Imperial Brands: Despite E-cigarette Setbacks in the U.S., Full-Year Results Are Still Expected to M
Today, on April 13, news from foreign media reported that cigarette and e-cigarette manufacturer Imperial Brands stated that it expects profit and revenue growth this year to meet expectations, but warned that its next-generation smoke-free products are facing challenges in the U.S.
The company indicated in a brief update to the stock market on Thursday morning that it is on track to achieve its full-year expectations.
It stated that despite a steady performance in the first half, revenue and operating profit are expected to grow this year. However, the company warned of uncertainties in the U.S. that led to a decline in sales of its next-generation products in the first half.
Previously, the U.S. Food and Drug Administration (FDA) issued marketing denial orders for several of Imperial's myblu e-cigarette products last year.
"Driven by strong growth in Europe, NGP revenue in the first half is expected to exceed the previous period, which is enough to offset the decline caused by uncertainties from the myblu marketing denial order in the U.S.," it stated.
Many in the cigarette industry are pinning their hopes on new products like heated tobacco and e-cigarette pens as they seek alternatives to traditional tobacco that causes cancer.
Compared to many international peers, U.S. authorities have a stricter stance on e-cigarettes.

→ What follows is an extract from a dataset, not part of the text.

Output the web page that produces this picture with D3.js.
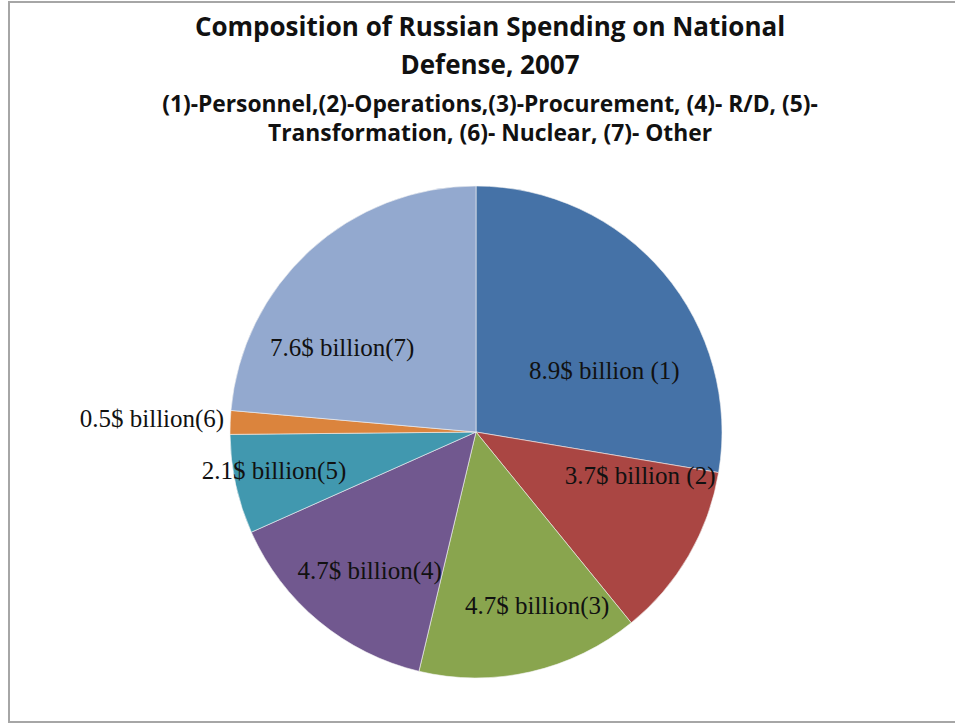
<!doctype html>
<meta charset="utf-8">
<title>Russian Defense Spending 2007</title>
<style>
  body { margin: 0; background: #fff; }
  svg { display: block; }
</style>
<svg id="visual" width="955" height="724"></svg>
<script src="https://cdn.jsdelivr.net/npm/d3@7"></script>
<script>

// (data)
var categories = ["1", "2", "3", "4", "5", "6", "7"];
var values = [8.9, 3.7, 4.7, 4.7, 2.1, 0.5, 7.6];
var labels = [
	"8.9$ billion (1)",
	"3.7$ billion (2)",
	"4.7$ billion(3)",
	"4.7$ billion(4)",
	"2.1$ billion(5)",
	"0.5$ billion(6)",
	"7.6$ billion(7)"
];
var titleLines = ["Composition of Russian Spending on National", "Defense, 2007"];
var subtitleLines = [
	"(1)-Personnel,(2)-Operations,(3)-Procurement, (4)- R/D, (5)-",
	"Transformation, (6)- Nuclear, (7)- Other"
];

// (layout)
var W = 955, H = 724;
var cx = 476, cy = 432, R = 246;
var colors = ["#4572A7", "#AA4643", "#89A54E", "#71588F", "#4198AF", "#DB843D", "#93A9CF"];
// label nudges from the arc centroid, imitating excel's best fit placement
var nudge = [[-6, 52], [12, -45], [22, 2], [6, 3], [-30, 1], [0, 0], [-15, 45]];

var svg = d3.select("#visual");

// (frame)
svg.append("rect")
	.attr("x", 9).attr("y", 2)
	.attr("width", W + 10).attr("height", 720)
	.attr("fill", "#fff")
	.attr("stroke", "#a6a6a6")
	.attr("stroke-width", 2);

// (title)
svg.append("g").selectAll("text")
	.data(titleLines)
	.enter().append("text")
	.attr("x", 490)
	.attr("y", function(d, i) { return 36 + i * 38; })
	.attr("text-anchor", "middle")
	.attr("font-family", "'Open Sans', Lato, sans-serif")
	.attr("font-weight", "bold")
	.attr("font-size", "26px")
	.attr("fill", "#111")
	.text(function(d) { return d; });

svg.append("g").selectAll("text")
	.data(subtitleLines)
	.enter().append("text")
	.attr("x", 490)
	.attr("y", function(d, i) { return 112 + i * 29; })
	.attr("text-anchor", "middle")
	.attr("font-family", "'Open Sans', Lato, sans-serif")
	.attr("font-weight", "bold")
	.attr("font-size", "22.8px")
	.attr("fill", "#111")
	.text(function(d) { return d; });

// (pie)
var pie = d3.pie().sort(null).value(function(d) { return d; });
var arcs = pie(values);
var arc = d3.arc().innerRadius(0).outerRadius(R);
var labelArc = d3.arc().innerRadius(176).outerRadius(176);

var g = svg.append("g").attr("transform", "translate(" + cx + "," + cy + ")");

g.selectAll("path")
	.data(arcs)
	.enter().append("path")
	.attr("d", arc)
	.attr("fill", function(d, i) { return colors[i]; })
	.attr("stroke", "#f4f4f4")
	.attr("stroke-width", 0.6);

// (labels)
g.selectAll("text")
	.data(arcs)
	.enter().append("text")
	.each(function(d, i) {
		var el = d3.select(this);
		var small = (d.endAngle - d.startAngle) < 0.2;
		if (small) {
			var a = (d.startAngle + d.endAngle) / 2;
			el.attr("x", Math.sin(a) * (R + 6))
				.attr("y", -Math.cos(a) * (R + 6) - 4)
				.attr("text-anchor", Math.sin(a) < 0 ? "end" : "start");
		} else {
			var c = labelArc.centroid(d);
			el.attr("x", c[0] + nudge[i][0])
				.attr("y", c[1] + nudge[i][1])
				.attr("text-anchor", "middle");
		}
	})
	.attr("dy", "0.35em")
	.attr("font-family", "'Liberation Serif', 'Times New Roman', serif")
	.attr("font-size", "25px")
	.attr("fill", "#111")
	.text(function(d, i) { return labels[i]; });

</script>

According to today's news, on Wednesday, e-cigarette manufacturer JUUL agreed to pay nearly $500 million to settle allegations from six U.S. states regarding its illegal sales of products to minors.

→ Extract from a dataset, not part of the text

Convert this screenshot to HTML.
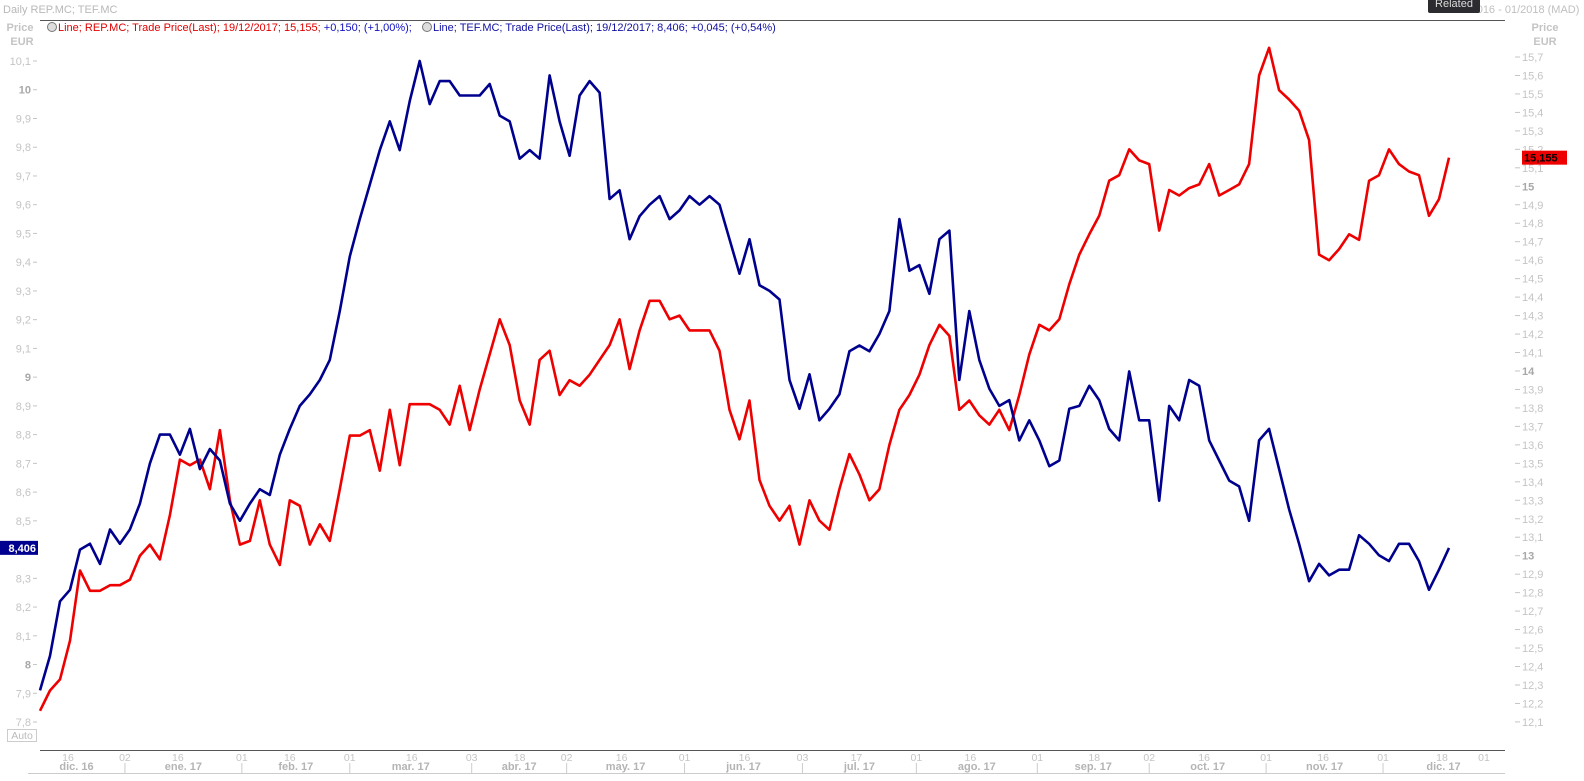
<!DOCTYPE html>
<html><head><meta charset="utf-8">
<style>
html,body{margin:0;padding:0;background:#fff;}
body{width:1584px;height:781px;overflow:hidden;position:relative;font-family:"Liberation Sans",sans-serif;}
svg{position:absolute;left:0;top:0;}
</style></head>
<body>
<svg id="chart" width="1584" height="781" font-family="Liberation Sans, sans-serif">
  <text x="3" y="13" font-size="11" fill="#b8b8b8">Daily REP.MC; TEF.MC</text>
  <line x1="40" y1="20.5" x2="1505" y2="20.5" stroke="#555" stroke-width="1"/>
  <text x="1440" y="13" font-size="11" fill="#c0c0c0">08/12/2016 - 01/2018 (MAD)</text>
  <rect x="1428" y="-4" width="52" height="17" rx="2" fill="#2b2b30"/>
  <text x="1454" y="7" font-size="11" fill="#ddd" text-anchor="middle">Related</text>
  <g font-size="11">
    <circle cx="52" cy="27" r="4.5" fill="#ddd" stroke="#777"/>
    <text x="58" y="31" fill="#e00000">Line; REP.MC; Trade Price(Last);  19/12/2017; 15,155; <tspan fill="#1010c0">+0,150; (+1,00%);</tspan></text>
    <circle cx="427" cy="27" r="4.5" fill="#ddd" stroke="#777"/>
    <text x="433" y="31" fill="#1010a0">Line; TEF.MC; Trade Price(Last);  19/12/2017; 8,406; +0,045; (+0,54%)</text>
  </g>
  <text x="20" y="31" font-size="11" font-weight="bold" fill="#c4c4c4" text-anchor="middle">Price</text>
  <text x="22" y="45" font-size="11" font-weight="bold" fill="#c4c4c4" text-anchor="middle">EUR</text>
  <text x="1545" y="31" font-size="11" font-weight="bold" fill="#c4c4c4" text-anchor="middle">Price</text>
  <text x="1545" y="45" font-size="11" font-weight="bold" fill="#c4c4c4" text-anchor="middle">EUR</text>
  <g id="leftAxis"></g><g id="rightAxis"></g><g id="xAxis"></g><g id="series"></g>
  <rect x="7.5" y="729.5" width="29" height="12" fill="#fff" stroke="#ccc"/>
  <text x="22" y="739" font-size="10.5" fill="#bbb" text-anchor="middle">Auto</text>
</svg>
<script>
const tefValues=[7.91,8.03,8.22,8.26,8.40,8.42,8.35,8.47,8.42,8.47,8.56,8.70,8.80,8.80,8.73,8.82,8.68,8.75,8.71,8.56,8.50,8.56,8.61,8.59,8.73,8.82,8.90,8.94,8.99,9.06,9.23,9.42,9.55,9.67,9.79,9.89,9.79,9.96,10.10,9.95,10.03,10.03,9.98,9.98,9.98,10.02,9.91,9.89,9.76,9.79,9.76,10.05,9.89,9.77,9.98,10.03,9.99,9.62,9.65,9.48,9.56,9.60,9.63,9.55,9.58,9.63,9.60,9.63,9.60,9.48,9.36,9.48,9.32,9.30,9.27,8.99,8.89,9.01,8.85,8.89,8.94,9.09,9.11,9.09,9.15,9.23,9.55,9.37,9.39,9.29,9.48,9.51,8.99,9.23,9.06,8.96,8.90,8.92,8.78,8.85,8.78,8.69,8.71,8.89,8.90,8.97,8.92,8.82,8.78,9.02,8.85,8.85,8.57,8.90,8.85,8.99,8.97,8.78,8.71,8.64,8.62,8.50,8.78,8.82,8.68,8.54,8.42,8.29,8.35,8.31,8.33,8.33,8.45,8.42,8.38,8.36,8.42,8.42,8.36,8.26,8.33,8.406];
const repValues=[12.16,12.27,12.33,12.54,12.92,12.81,12.81,12.84,12.84,12.87,13.00,13.06,12.98,13.22,13.52,13.49,13.52,13.36,13.68,13.30,13.06,13.08,13.30,13.06,12.95,13.30,13.27,13.06,13.17,13.08,13.36,13.65,13.65,13.68,13.46,13.79,13.49,13.82,13.82,13.82,13.79,13.71,13.92,13.68,13.90,14.09,14.28,14.14,13.84,13.71,14.06,14.11,13.87,13.95,13.92,13.98,14.06,14.14,14.28,14.01,14.22,14.38,14.38,14.28,14.30,14.22,14.22,14.22,14.11,13.79,13.63,13.84,13.41,13.27,13.19,13.27,13.06,13.30,13.19,13.14,13.36,13.55,13.44,13.30,13.36,13.60,13.79,13.87,13.98,14.14,14.25,14.19,13.79,13.84,13.76,13.71,13.79,13.68,13.87,14.09,14.25,14.22,14.28,14.47,14.63,14.74,14.84,15.03,15.06,15.20,15.14,15.12,14.76,14.98,14.95,14.99,15.01,15.12,14.95,14.98,15.01,15.12,15.60,15.75,15.52,15.47,15.41,15.25,14.63,14.60,14.66,14.74,14.71,15.03,15.06,15.20,15.12,15.08,15.06,14.84,14.93,15.155];
const leftTicks=["10,1","10","9,9","9,8","9,7","9,6","9,5","9,4","9,3","9,2","9,1","9","8,9","8,8","8,7","8,6","8,5","8,4","8,3","8,2","8,1","8","7,9","7,8"];
const rightTicks=["15,7","15,6","15,5","15,4","15,3","15,2","15,1","15","14,9","14,8","14,7","14,6","14,5","14,4","14,3","14,2","14,1","14","13,9","13,8","13,7","13,6","13,5","13,4","13,3","13,2","13,1","13","12,9","12,8","12,7","12,6","12,5","12,4","12,3","12,2","12,1"];
const dayLabels=["16","02","16","01","16","01","16","03","18","02","16","01","16","03","17","01","16","01","18","02","16","01","16","01","18","01"];
const dayIdx=[2.8,8.5,13.8,20.2,25,31,37.2,43.2,48,52.7,58.2,64.5,70.5,76.3,81.7,87.7,93.1,99.8,105.5,111,116.5,122.7,128.4,134.4,140.3,144.5];
const monthLabels=["dic. 16","ene. 17","feb. 17","mar. 17","abr. 17","may. 17","jun. 17","jul. 17","ago. 17","sep. 17","oct. 17","nov. 17","dic. 17"];
const monthStartIdx=[-2.5,8.5,20.2,31,43.2,52.7,64.5,76.3,87.7,99.8,111,122.7,134.4,146.5];

const NS="http://www.w3.org/2000/svg";
const X0=40,X1=1449;
const n=tefValues.length;
function xAt(i){return X0+i*(X1-X0)/(n-1);}
function yLeft(v){return 61+(10.1-v)*287.4;}
function yRight(v){return 57+(15.7-v)*184.7;}
function mk(tag,attrs,parent){const e=document.createElementNS(NS,tag);for(const k in attrs)e.setAttribute(k,attrs[k]);parent.appendChild(e);return e;}

const la=document.getElementById('leftAxis');
leftTicks.forEach((t,k)=>{
  const v=parseFloat(t.replace(',','.'));const y=yLeft(v);
  const major=(t.indexOf(',')<0);
  const tx=mk('text',{x:31,y:y+4,'font-size':11,'text-anchor':'end',fill:major?'#a8a8a8':'#c4c4c4','font-weight':major?'bold':'normal'},la);
  tx.textContent=t;
  
  
  const tk=mk('line',{x1:33,x2:37,y1:y,y2:y,stroke:'#c4c4c4'},la);
  
  
});
const ra=document.getElementById('rightAxis');
rightTicks.forEach((t)=>{
  const v=parseFloat(t.replace(',','.'));const y=yRight(v);
  const major=(t.indexOf(',')<0);
  const tk=mk('line',{x1:1515,x2:1520,y1:y,y2:y,stroke:'#c4c4c4'},ra);
  
  
  const tx=mk('text',{x:1522,y:y+4,'font-size':11,fill:major?'#a8a8a8':'#c4c4c4','font-weight':major?'bold':'normal'},ra);
  tx.textContent=t;
  
  
});

const xa=document.getElementById('xAxis');
const base=mk('line',{x1:40,x2:1505,y1:750.5,y2:750.5,stroke:'#555'},xa);


const bot=mk('line',{x1:28,x2:1505,y1:773.5,y2:773.5,stroke:'#ccc'},xa);


dayLabels.forEach((d,k)=>{
  const tx=mk('text',{x:xAt(dayIdx[k]),y:761,'font-size':10.5,'text-anchor':'middle',fill:'#c4c4c4'},xa);
  tx.textContent=d;
  
  
});
monthLabels.forEach((m,k)=>{
  const a=Math.max(xAt(monthStartIdx[k]),28),b=Math.min(xAt(monthStartIdx[k+1]),1505);
  const tx=mk('text',{x:(a+b)/2,y:770,'font-size':11,'font-weight':'bold','text-anchor':'middle',fill:'#b4b4b4'},xa);
  tx.textContent=m;
  
  
  if(k>0){
    const s=mk('line',{x1:a,x2:a,y1:763,y2:773,stroke:'#ccc'},xa);
    
    
  }
});

const sg=document.getElementById('series');
const rp=repValues.map((v,i)=>xAt(i).toFixed(1)+','+yRight(v).toFixed(1)).join(' ');
const tp=tefValues.map((v,i)=>xAt(i).toFixed(1)+','+yLeft(v).toFixed(1)).join(' ');
const rl=mk('polyline',{points:rp,fill:'none',stroke:'#ee0000','stroke-width':2.6,'stroke-linejoin':'round'},sg);


const tl=mk('polyline',{points:tp,fill:'none',stroke:'#00008e','stroke-width':2.6,'stroke-linejoin':'round'},sg);



const lastT=tefValues[n-1],lastR=repValues[n-1];
const lb=mk('rect',{x:0,y:yLeft(lastT)-7,width:38,height:14,fill:'#000090'},sg);


const lbt=mk('text',{x:36,y:yLeft(lastT)+4,'font-size':11,'font-weight':'bold','text-anchor':'end',fill:'#fff'},sg);
lbt.textContent=lastT.toFixed(3).replace('.',',');


const rb=mk('rect',{x:1522,y:yRight(lastR)-7,width:45,height:14,fill:'#ee0000'},sg);


const rbt=mk('text',{x:1524,y:yRight(lastR)+4,'font-size':11,'font-weight':'bold',fill:'#000'},sg);
rbt.textContent=lastR.toFixed(3).replace('.',',');


</script>
</body></html>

Imperial Brands has still managed to increase its market share in cigarettes and other combustible products in its three priority markets: the U.S., Spain, and Australia. This offsets declines in the UK and Germany. This means that the company's market share has remained stable for two consecutive years after experiencing several years of decline.
"Our focused investment in priority combustible markets continues to support stable market share," the company stated. "We are consolidating the strong gains made last year, and we expect our total share in the top five markets to remain flat compared to the previous period in the first half."
Derren Nathan, head of equity research at Hargreaves Lansdown, stated that as consumers face increasing pressure, the resilience of tobacco continues. Imperial Brands is further demonstrating its pricing power this year, and it is confident that this will help achieve moderate revenue and profit growth. However, with profits flat in the first half, even a modest full-year growth expectation implies a lot of work in the second half.
"Europe is Imperial's largest market, and while market share growth elsewhere is currently offsetting declines in the UK and Germany, this is something to watch closely."